Zeh’tocu snuck around the irate women, beaming up at the Vulture with a smile. “C’mon Vulty, let’s go!”

The Vulture found itself in the extraordinarily common and indescribably frustrating situation of needing to make a decision. It could either go with the Twi’lek livestock farmers, who admittedly lived much closer to the Separatist warehouse… or stay with the well-equipped engineer with an army of droids who knew how to give it repairs.

On second thought, it wasn’t much of a decision.

Staring down at the young Twi’lek boy, it flatly stated, “NO.”

His face lit up in excitement. “You can ta- wait, what?”

Draye and the Twi’lek woman both stopped their argument to look over. Zeh’tocu put a hand on the Vulture’s leg, pleading, “But - I thought we were friends!”

Draye let out a loud snort. “Kid, military droids don’t do friends. Just allies with benefits.

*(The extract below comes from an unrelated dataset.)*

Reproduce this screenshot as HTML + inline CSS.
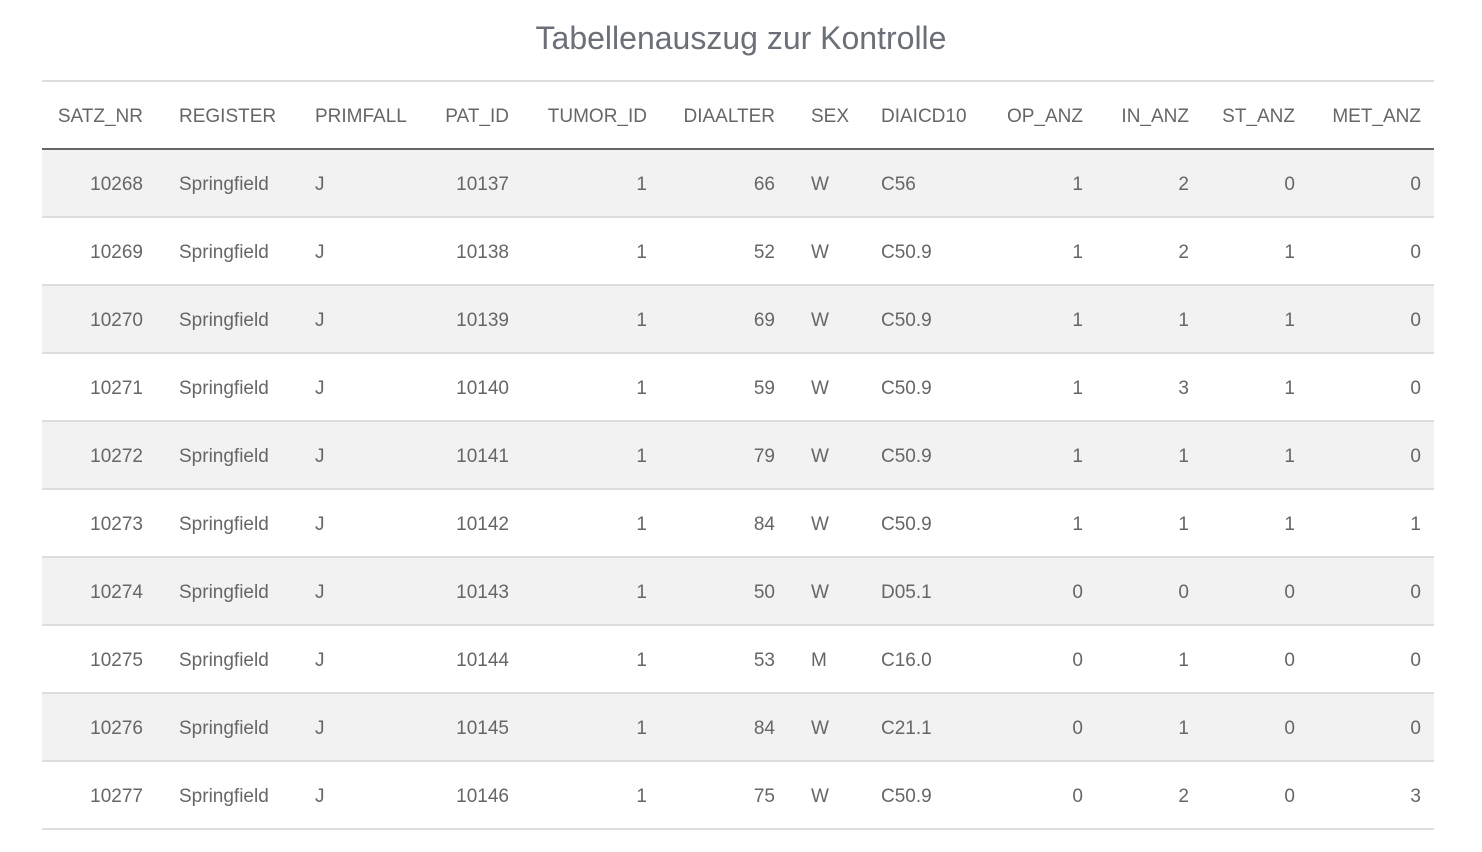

Do you really think you can offer a droid of that size anything it wants?”

Zeh’tocu’s face fell. “But…”

The Twi’lek woman walked over, pulling her son away with a pointed glare aimed in Draye’s direction. “I’m going to talk to you later, got it? This is not over.”

Both Vulture and Nautolan watched the pair leave, and then Draye looked up at it with a giant smile. Instead of saying anything, she started heading off to another door marked ‘Shove Off’, talking to herself in a singsong voice. “I got better benefits, I got better benefits~...”

The Vulture continued to observe the crazy Nautolan as she nearly danced into the room before shutting the door. With her gone, it turned to the other droids in the shipyard, who pointedly didn’t look at it.

They had loyalty, it gave them that.